* Begin GIVEN DATA *

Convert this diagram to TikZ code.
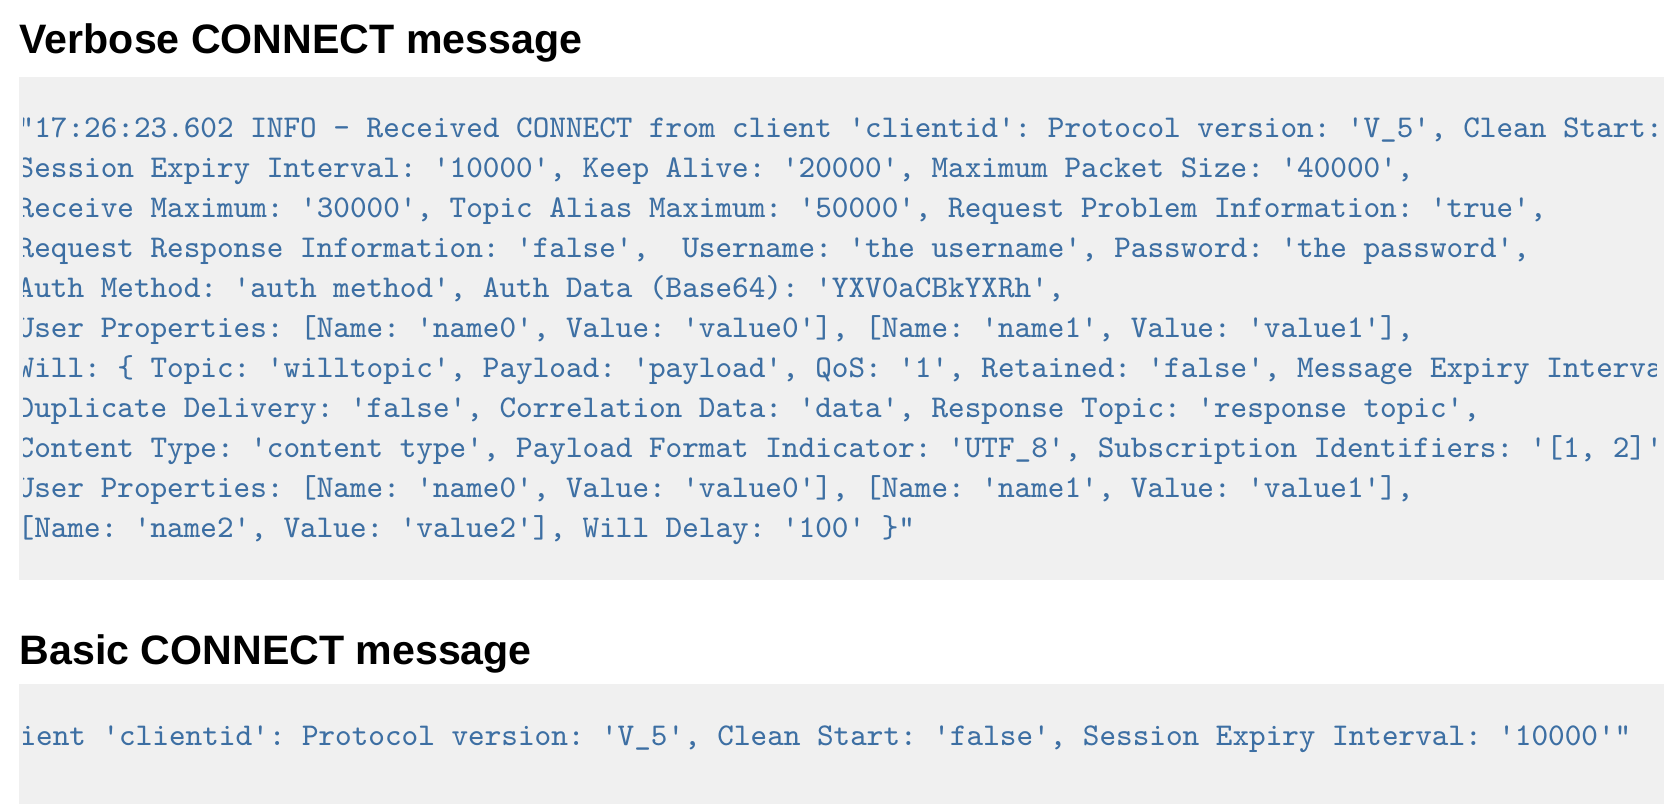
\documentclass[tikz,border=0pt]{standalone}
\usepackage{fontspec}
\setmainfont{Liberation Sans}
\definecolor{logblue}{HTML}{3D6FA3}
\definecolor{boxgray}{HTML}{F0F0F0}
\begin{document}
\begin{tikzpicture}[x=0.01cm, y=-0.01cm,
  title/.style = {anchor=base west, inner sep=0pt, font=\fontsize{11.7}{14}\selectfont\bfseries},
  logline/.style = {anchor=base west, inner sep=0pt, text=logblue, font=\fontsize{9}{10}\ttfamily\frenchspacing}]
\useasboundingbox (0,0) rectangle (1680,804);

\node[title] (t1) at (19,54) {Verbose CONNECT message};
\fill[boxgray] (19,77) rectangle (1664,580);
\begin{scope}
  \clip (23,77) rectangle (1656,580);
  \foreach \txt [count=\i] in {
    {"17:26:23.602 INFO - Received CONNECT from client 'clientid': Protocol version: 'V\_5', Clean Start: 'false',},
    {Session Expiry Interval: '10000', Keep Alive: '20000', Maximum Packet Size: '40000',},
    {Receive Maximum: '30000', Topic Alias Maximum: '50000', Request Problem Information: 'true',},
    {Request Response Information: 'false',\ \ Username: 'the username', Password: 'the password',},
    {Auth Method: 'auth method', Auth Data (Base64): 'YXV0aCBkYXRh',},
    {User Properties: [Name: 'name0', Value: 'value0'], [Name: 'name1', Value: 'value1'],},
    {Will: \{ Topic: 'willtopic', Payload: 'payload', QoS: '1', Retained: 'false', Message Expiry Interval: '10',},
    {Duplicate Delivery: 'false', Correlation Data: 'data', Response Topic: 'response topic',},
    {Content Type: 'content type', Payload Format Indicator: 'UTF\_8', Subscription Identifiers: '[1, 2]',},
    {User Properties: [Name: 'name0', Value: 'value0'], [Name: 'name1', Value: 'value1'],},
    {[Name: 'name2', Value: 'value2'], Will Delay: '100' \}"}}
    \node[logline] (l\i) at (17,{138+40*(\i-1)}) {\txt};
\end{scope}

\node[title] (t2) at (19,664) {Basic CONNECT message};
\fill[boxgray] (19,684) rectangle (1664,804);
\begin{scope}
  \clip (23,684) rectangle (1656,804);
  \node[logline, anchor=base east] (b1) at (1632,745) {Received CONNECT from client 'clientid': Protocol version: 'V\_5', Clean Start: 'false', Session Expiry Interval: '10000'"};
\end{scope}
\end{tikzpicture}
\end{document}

* End GIVEN DATA *

DIRECTIVE
Write out again, exactly, the lines from the start of the listing up to the line containing "(0,0) rectangle (1680,804);", with both ends and without pictures.

ANSWER TO THE TASK
Convert this diagram to TikZ code.
\documentclass[tikz,border=0pt]{standalone}
\usepackage{fontspec}
\setmainfont{Liberation Sans}
\definecolor{logblue}{HTML}{3D6FA3}
\definecolor{boxgray}{HTML}{F0F0F0}
\begin{document}
\begin{tikzpicture}[x=0.01cm, y=-0.01cm,
  title/.style = {anchor=base west, inner sep=0pt, font=\fontsize{11.7}{14}\selectfont\bfseries},
  logline/.style = {anchor=base west, inner sep=0pt, text=logblue, font=\fontsize{9}{10}\ttfamily\frenchspacing}]
\useasboundingbox (0,0) rectangle (1680,804);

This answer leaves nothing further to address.